Al igual que las ciudades, que tienen muchísimos problemas por resolver, los pueblos están llenos de conflictos y miseria que, lejos de hacerlos ideales, los convierten en lugares igual de hostiles que las urbes; lugares que tienen sus propios problemas, sus propias carencias (como la falta de progreso) y sus propios elefantes en la habitación (en otro artículo, si queréis, hablamos de cómo tratan en los pueblos castellanos a los inmigrantes y cómo buscan intencionadamente la guetificación).

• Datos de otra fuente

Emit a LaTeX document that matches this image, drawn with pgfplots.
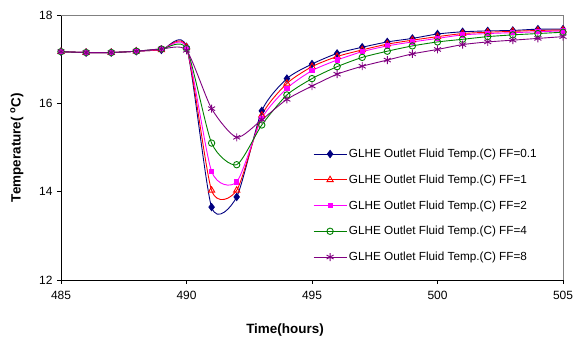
\documentclass[border=0pt]{standalone}
\usepackage{pgfplots}
\usepackage{pgfplotstable}
\pgfplotsset{compat=1.18}
\usepackage{fontspec}
\setmainfont{Liberation Sans}
\definecolor{cnavy}{RGB}{0,0,128}
\definecolor{cred}{RGB}{255,0,0}
\definecolor{cpink}{RGB}{255,0,255}
\definecolor{cgreen}{RGB}{0,128,0}
\definecolor{cpurple}{RGB}{128,0,128}
\pgfplotstableread{
t     a      b      c      d      e
485 17.17 17.17 17.17 17.17 17.17
486 17.15 17.15 17.15 17.15 17.15
487 17.15 17.15 17.15 17.15 17.15
488 17.18 17.18 17.18 17.18 17.18
489 17.21 17.21 17.22 17.23 17.23
490 17.28 17.27 17.26 17.24 17.20
491 13.65 14.03 14.46 15.10 15.88
492 13.88 14.03 14.22 14.61 15.23
493 15.83 15.73 15.66 15.51 15.63
494 16.56 16.45 16.34 16.19 16.09
495 16.89 16.83 16.74 16.56 16.39
496 17.13 17.06 16.98 16.83 16.66
497 17.27 17.21 17.17 17.04 16.84
498 17.39 17.34 17.30 17.18 16.98
499 17.47 17.43 17.39 17.30 17.12
500 17.57 17.51 17.47 17.39 17.22
501 17.62 17.58 17.55 17.45 17.33
502 17.64 17.61 17.58 17.51 17.39
503 17.65 17.63 17.60 17.55 17.43
504 17.68 17.65 17.62 17.58 17.47
505 17.68 17.66 17.64 17.61 17.51
}\data
\begin{document}
\begin{tikzpicture}
\begin{axis}[
  scale only axis, width=502bp, height=265bp,
  xmin=485, xmax=505, ymin=12, ymax=18,
  xtick={485,490,...,505}, ytick={12,14,16,18},
  axis lines=left, axis line style={-, black, line width=0.8pt},
  tick align=outside, major tick length=4bp,
  tick style={black, line width=0.8pt},
  /pgf/number format/assume math mode=true,
  /pgf/number format/1000 sep={},
  tick label style={font=\fontsize{12}{14}\selectfont},
  xticklabel style={yshift=-4bp},
  yticklabel style={xshift=-1bp},
  xlabel={\textbf{Time(hours)}},
  ylabel={\textbf{Temperature( \textsuperscript{o}C)}},
  label style={font=\fontsize{13.5}{15}\selectfont},
  xlabel style={yshift=-17bp, xshift=-27bp},
  ylabel style={yshift=9bp},
  every axis plot/.append style={line width=0.9pt, smooth, tension=0.4},
  legend cell align=left,
  legend style={draw=none, fill=none, at={(0.498,0.51)}, anchor=north west,
    font=\fontsize{11.8}{14}\selectfont, row sep=11.75bp, inner sep=2bp},
  legend image code/.code={\draw[mark repeat=2,mark phase=2] plot coordinates {(0cm,0cm) (0.58cm,0cm) (1.16cm,0cm)};},
  clip=false,
]
\draw[gray, line width=0.8pt] (rel axis cs:0,1) -- (rel axis cs:1,1) -- (rel axis cs:1,0);
\coordinate (O) at (rel axis cs:0,0);
\coordinate (E) at (rel axis cs:1,1);
\addplot[cnavy, mark=diamond*, mark size=3.6bp, mark options={fill=cnavy, solid}] table[x=t,y=a] {\data};
\addlegendentry{GLHE Outlet Fluid Temp.(C) FF=0.1}
\addplot[cred, mark=triangle, mark size=3.6bp, mark options={fill=white, solid}] table[x=t,y=b] {\data};
\addlegendentry{GLHE Outlet Fluid Temp.(C) FF=1}
\addplot[cpink, mark=square*, mark size=2.1bp, mark options={fill=cpink, solid}] table[x=t,y=c] {\data};
\addlegendentry{GLHE Outlet Fluid Temp.(C) FF=2}
\addplot[cgreen, mark=o, mark size=3.2bp, mark options={solid}] table[x=t,y=d] {\data};
\addlegendentry{GLHE Outlet Fluid Temp.(C) FF=4}
\addplot[cpurple, mark=asterisk, mark size=4bp, mark options={solid}] table[x=t,y=e] {\data};
\addlegendentry{GLHE Outlet Fluid Temp.(C) FF=8}
\end{axis}
\pgfresetboundingbox
\path[use as bounding box] ([shift={(-61bp,-59bp)}]O) rectangle ([shift={(10bp,15bp)}]E);
\end{tikzpicture}
\end{document}
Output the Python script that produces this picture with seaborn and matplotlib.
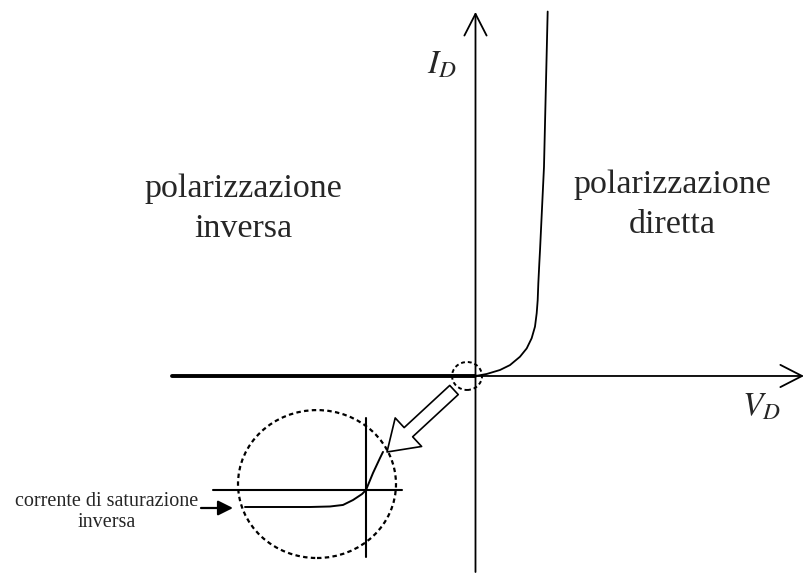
import numpy as np
import pandas as pd
import matplotlib.pyplot as plt
from matplotlib.patches import Ellipse
import seaborn as sns

# forward characteristic (V, mA)
fwd_v = [0, 0.124, 0.272, 0.383, 0.494, 0.569, 0.624, 0.661, 0.680, 0.691, 0.698, 0.709, 0.717, 0.761, 0.783, 0.802]
fwd_i = [0, 0.55, 1.65, 3.0, 5.3, 7.6, 10.4, 13.6, 17.3, 20.9, 25.5, 31.0, 34.7, 57.6, 80.7, 100.4]

# reverse bias (current ~ 0 at this scale)
rev_v = [-3.37, 0]
rev_i = [0, 0]

# zoomed view near the origin (mV, in units of the saturation current)
ins_v = [-60.5, -28, -18, -11.5, -6.5, -2, 0, 3.5, 7, 8.5]
ins_i = [-1.0, -1.0, -0.97, -0.88, -0.59, -0.24, 0, 1.0, 1.88, 2.24]

fwd = pd.DataFrame({'V': fwd_v, 'I': fwd_i})
rev = pd.DataFrame({'V': rev_v, 'I': rev_i})
ins = pd.DataFrame({'V': ins_v, 'I': ins_i})

sns.set_theme(style='white')
plt.rcParams['font.family'] = ['Liberation Serif', 'DejaVu Serif']
plt.rcParams['mathtext.fontset'] = 'stix'

W, H = 805, 574
fig = plt.figure(figsize=(W / 100, H / 100), dpi=100)


def px(x, y):
    return x / W, 1 - y / H


ax = fig.add_axes([0, 0, 1, 1])
sns.lineplot(data=rev, x='V', y='I', ax=ax, color='black', linewidth=2.8, sort=False, estimator=None)
sns.lineplot(data=fwd, x='V', y='I', ax=ax, color='black', linewidth=1.3, sort=False, estimator=None)
ax.set_xlim(-5.283, 3.661)
ax.set_ylim(-54.55, 103.58)
ax.axis('off')

head = '->,head_length=0.78,head_width=0.4'
ax.annotate('', xy=(3.65, 0), xytext=(-3.37, 0),
            arrowprops=dict(arrowstyle=head, lw=1.3, color='black', shrinkA=0, shrinkB=0, mutation_scale=20))
ax.annotate('', xy=(0, 100.3), xytext=(0, -54),
            arrowprops=dict(arrowstyle=head, lw=1.3, color='black', shrinkA=0, shrinkB=0, mutation_scale=20))

# small dashed circle at the origin
ax.add_patch(Ellipse((-0.094, 0), 0.333, 7.7, fill=False, ec='black', lw=1.4, ls=(0, (2, 1.5))))

# hollow arrow to the zoom
ax.annotate('', xy=(387, H - 452), xycoords='figure pixels', xytext=(454, H - 390), textcoords='figure pixels',
            arrowprops=dict(arrowstyle='simple,head_length=1.05,head_width=1.4,tail_width=0.45',
                            fc='white', ec='black', lw=1.2, mutation_scale=20, shrinkA=0, shrinkB=0))

fig.text(*px(442, 65), '$I_D$', fontsize=24, ha='center', va='center')
fig.text(*px(761, 407), '$V_D$', fontsize=24, ha='center', va='center')
fig.text(*px(243, 209), 'polarizzazione\ninversa', fontsize=24.5, ha='center', va='center',
         multialignment='center', linespacing=1.4)
fig.text(*px(672, 205), 'polarizzazione\ndiretta', fontsize=24.5, ha='center', va='center',
         multialignment='center', linespacing=1.4)
fig.text(*px(107, 512), 'corrente di saturazione\ninversa', fontsize=14.5, ha='center', va='center',
         multialignment='center', linespacing=1.15)
ax.annotate('', xy=(233, H - 508), xycoords='figure pixels', xytext=(201, H - 508), textcoords='figure pixels',
            arrowprops=dict(arrowstyle='-|>,head_length=0.6,head_width=0.3', fc='black', ec='black',
                            lw=1.6, mutation_scale=15, shrinkA=0, shrinkB=0))

# inset
ax2 = fig.add_axes([200 / W, 1 - 570 / H, 220 / W, 170 / H])
ax2.patch.set_alpha(0)
ax2.plot([-76.5, 18], [0, 0], color='black', lw=1.5)
ax2.plot([0, 0], [-3.94, 4.24], color='black', lw=1.5)
sns.lineplot(data=ins, x='V', y='I', ax=ax2, color='black', linewidth=1.4, sort=False, estimator=None)
ax2.add_patch(Ellipse((-24.5, 0.35), 79, 8.7, fill=False, ec='black', lw=1.6, ls=(0, (2, 1.5))))
ax2.set_xlim(-83, 27)
ax2.set_ylim(-4.706, 5.294)
ax2.axis('off')

fig.savefig('out.png', dpi=100, facecolor='white')
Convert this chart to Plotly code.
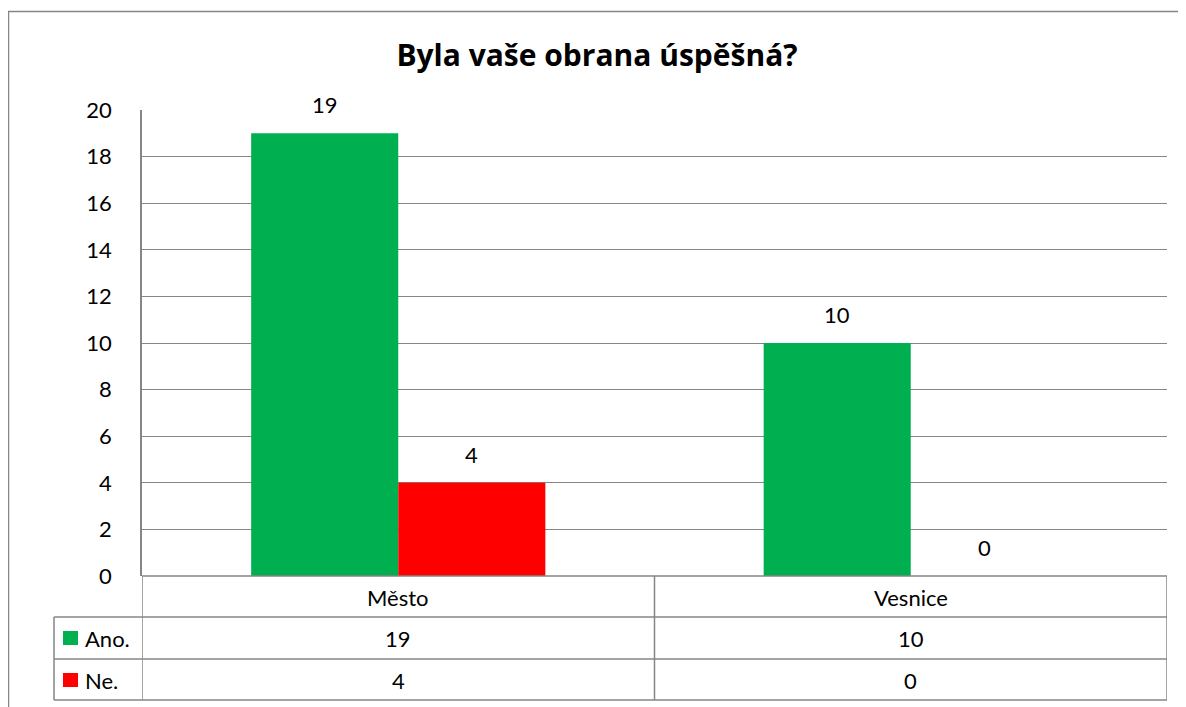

A no ser que seas rico, tu vida no se va a solucionar pirándote a un pueblo; no vivirás a la bartola, escribiendo y leyendo y bebiendo horchata en la huerta; pasarás a tener otros problemas iguales o, incluso, más graves.

Como escribe el escritor Jorge Dioni en su impresionante ensayo El malestar de las ciudades (Arpa, 2023), "no busquéis una epifanía en los campos de Castilla: sindicaos".